Chlamydia is the most common bacterial STD in the United States - 1.2 million cases were documented in 2008 - and young people particularly are at risk. Results from a recent study indicate that testing and treatment efforts targeting only females are not adequate to reduce incidence of the disease. "If our goal is to reduce the prevalence of chlamydia in our young people, we're going to have to pay attention to finding and treating [their] partners," said Dr. Byron Batteiger, a professor at Indiana University's School of Medicine and lead author of the study.
From 1999 to 2009, Batteiger and colleagues followed nearly 400 urban teenage girls for an average of three years. Every three months, participants met with health care professionals and underwent chlamydia testing. Any infection was treated promptly. The girls also kept six-month diaries so they could discuss sexual activity, boyfriends, and condom use with providers.

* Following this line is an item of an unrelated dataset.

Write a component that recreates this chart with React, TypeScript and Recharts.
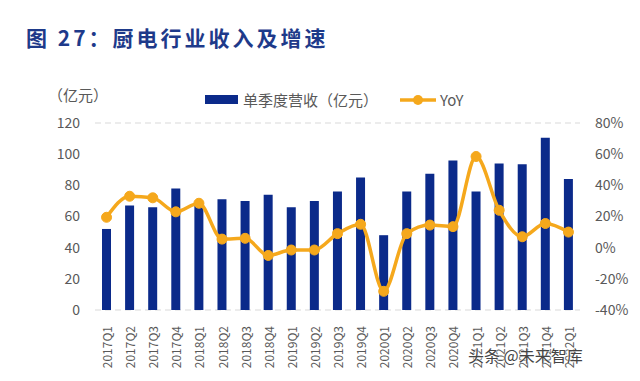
import { Bar, CartesianGrid, ComposedChart, Line, XAxis, YAxis } from 'recharts'

const quarters = [
  '2017Q1', '2017Q2', '2017Q3', '2017Q4', '2018Q1', '2018Q2', '2018Q3', '2018Q4',
  '2019Q1', '2019Q2', '2019Q3', '2019Q4', '2020Q1', '2020Q2', '2020Q3', '2020Q4',
  '2021Q1', '2021Q2', '2021Q3', '2021Q4', '2022Q1',
]
const revenue = [52, 67, 66, 78, 67, 71, 70, 74, 66, 70, 76, 85, 48, 76, 87.5, 96, 76, 94, 93.5, 110.5, 84]
const yoy = [19.5, 33, 32, 23, 28.5, 5.5, 6, -5, -1.5, -1.5, 9, 15, -28, 9, 14.5, 13.5, 58.5, 24, 7, 15.5, 10]
const leftTicks = [0, 20, 40, 60, 80, 100, 120]
const rightTicks = [-40, -20, 0, 20, 40, 60, 80]

const BLUE = '#0B2A8A'
const ORANGE = '#F5A81C'
const GREY = '#595959'
const FONT = "'Noto Sans CJK SC', 'Noto Sans', sans-serif"

const data = quarters.map((q, i) => ({ q, revenue: revenue[i], yoy: yoy[i] }))

function XTick({ x, y, payload }: any) {
  return (
    <text
      transform={`translate(${x},${y + 8}) rotate(-90)`}
      textAnchor="end"
      dominantBaseline="central"
      fontSize={12}
      fill={GREY}
      fontFamily={FONT}
    >
      {payload.value}
    </text>
  )
}

export default function App() {
  return (
    <div style={{ position: 'absolute', left: 0, top: 0, width: 640, height: 381, background: '#fff', fontFamily: FONT }}>
      <div
        style={{
          position: 'absolute', left: 26, top: 22, fontSize: 21, fontWeight: 700,
          color: '#1E3A8A', letterSpacing: 3, whiteSpace: 'nowrap',
        }}
      >
        图 27：厨电行业收入及增速
      </div>
      <div style={{ position: 'absolute', left: 48, top: 84, fontSize: 15, color: GREY }}>（亿元）</div>
      <div
        style={{
          position: 'absolute', left: 205, top: 89, display: 'flex', alignItems: 'center',
          fontSize: 15, color: GREY, whiteSpace: 'nowrap',
        }}
      >
        <span style={{ display: 'inline-block', width: 33, height: 9, background: BLUE, marginRight: 5 }} />
        <span>单季度营收（亿元）</span>
        <svg width={36} height={12} style={{ marginLeft: 22, marginRight: 4 }}>
          <line x1={0} y1={6} x2={36} y2={6} stroke={ORANGE} strokeWidth={3.5} />
          <circle cx={18} cy={6} r={5} fill={ORANGE} />
        </svg>
        <span>YoY</span>
      </div>
      <ComposedChart width={640} height={381} data={data} margin={{ top: 123, right: 0, bottom: 0, left: 0 }}>
        <CartesianGrid vertical={false} stroke="#D9D9D9" strokeDasharray="6 4" />
        <XAxis dataKey="q" height={71} axisLine={false} tickLine={false} interval={0} tick={<XTick />} />
        <YAxis
          yAxisId="l"
          width={95}
          domain={[0, 120]}
          ticks={leftTicks}
          axisLine={false}
          tickLine={false}
          tickSize={0}
          tickMargin={15}
          tick={{ fill: GREY, fontSize: 14, fontFamily: FONT }}
        />
        <YAxis
          yAxisId="r"
          orientation="right"
          width={60}
          domain={[-40, 80]}
          ticks={rightTicks}
          tickFormatter={(v: number) => `${v}%`}
          axisLine={false}
          tickLine={false}
          tickSize={0}
          tickMargin={15}
          tick={{ fill: GREY, fontSize: 14, fontFamily: FONT }}
        />
        <Bar yAxisId="l" dataKey="revenue" fill={BLUE} barSize={9} isAnimationActive={false} />
        <Line
          yAxisId="r"
          dataKey="yoy"
          type="monotone"
          stroke={ORANGE}
          strokeWidth={3.5}
          dot={{ r: 5, fill: ORANGE, stroke: ORANGE, strokeWidth: 1 }}
          isAnimationActive={false}
        />
      </ComposedChart>
      <div
        style={{
          position: 'absolute', left: 468, top: 343, fontSize: 16, color: '#444',
          textShadow: '0 0 2px #fff, 0 0 2px #fff', whiteSpace: 'nowrap',
        }}
      >
        头条 @未来智库
      </div>
    </div>
  )
}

Given this optimal situation - highly motivated, informed girls under the regular care of providers - the chlamydia infection rate should have declined significantly. Instead, it stayed level, ranging from 10.4 percent to 10.9 percent at key points during the study.
The reason for the persistently high rates was re-infection, said the researchers. Sixty-one girls acquired chlamydia a second time, and 60 were re-infected three to nine times.
According to Batteiger, 313 male sex partners of the participants were brought in for testing. Of these young men, roughly 26 percent were found to have chlamydia, "a very high level of infection in this pool," he said. The girls with chlamydia infections named a total of 1,387 male partners, so the boyfriends who were tested represented less than a quarter of potentially infected partners.
Thus, "Frequent testing and treatment of women alone will not suffice" in reducing chlamydia in high-risk populations, the team concluded. Aggressive screening and treatment must also target young men, they said.
The study, "Repeated Chlamydia trachomatis Genital Infections in Adolescent Women," was published in the Journal of Infectious Diseases (2010;201:42-51).